[PROVIDED DATA]:
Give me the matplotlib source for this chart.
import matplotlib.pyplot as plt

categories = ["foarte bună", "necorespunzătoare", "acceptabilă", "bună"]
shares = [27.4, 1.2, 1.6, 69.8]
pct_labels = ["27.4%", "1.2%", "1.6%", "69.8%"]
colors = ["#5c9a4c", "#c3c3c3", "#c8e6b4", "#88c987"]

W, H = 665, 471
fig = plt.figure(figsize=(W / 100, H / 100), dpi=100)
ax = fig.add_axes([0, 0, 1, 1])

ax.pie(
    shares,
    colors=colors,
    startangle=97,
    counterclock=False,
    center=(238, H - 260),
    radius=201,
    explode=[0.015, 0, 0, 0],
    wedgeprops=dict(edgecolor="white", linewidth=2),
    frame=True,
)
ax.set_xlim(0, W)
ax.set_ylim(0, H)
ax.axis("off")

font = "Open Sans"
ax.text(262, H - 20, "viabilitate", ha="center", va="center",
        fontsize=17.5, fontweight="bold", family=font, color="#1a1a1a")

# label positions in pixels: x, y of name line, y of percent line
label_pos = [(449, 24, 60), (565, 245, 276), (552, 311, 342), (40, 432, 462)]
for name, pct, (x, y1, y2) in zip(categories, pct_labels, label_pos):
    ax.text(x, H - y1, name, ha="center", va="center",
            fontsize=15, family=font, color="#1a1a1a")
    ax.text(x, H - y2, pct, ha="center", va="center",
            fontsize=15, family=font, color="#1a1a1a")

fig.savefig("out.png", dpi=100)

[GIVEN EXERCISE]: Write out every line exactly as it stands.

[REPLY]:
Give me the matplotlib source for this chart.
import matplotlib.pyplot as plt

categories = ["foarte bună", "necorespunzătoare", "acceptabilă", "bună"]
shares = [27.4, 1.2, 1.6, 69.8]
pct_labels = ["27.4%", "1.2%", "1.6%", "69.8%"]
colors = ["#5c9a4c", "#c3c3c3", "#c8e6b4", "#88c987"]

W, H = 665, 471
fig = plt.figure(figsize=(W / 100, H / 100), dpi=100)
ax = fig.add_axes([0, 0, 1, 1])

ax.pie(
    shares,
    colors=colors,
    startangle=97,
    counterclock=False,
    center=(238, H - 260),
    radius=201,
    explode=[0.015, 0, 0, 0],
    wedgeprops=dict(edgecolor="white", linewidth=2),
    frame=True,
)
ax.set_xlim(0, W)
ax.set_ylim(0, H)
ax.axis("off")

font = "Open Sans"
ax.text(262, H - 20, "viabilitate", ha="center", va="center",
        fontsize=17.5, fontweight="bold", family=font, color="#1a1a1a")

# label positions in pixels: x, y of name line, y of percent line
label_pos = [(449, 24, 60), (565, 245, 276), (552, 311, 342), (40, 432, 462)]
for name, pct, (x, y1, y2) in zip(categories, pct_labels, label_pos):
    ax.text(x, H - y1, name, ha="center", va="center",
            fontsize=15, family=font, color="#1a1a1a")
    ax.text(x, H - y2, pct, ha="center", va="center",
            fontsize=15, family=font, color="#1a1a1a")

fig.savefig("out.png", dpi=100)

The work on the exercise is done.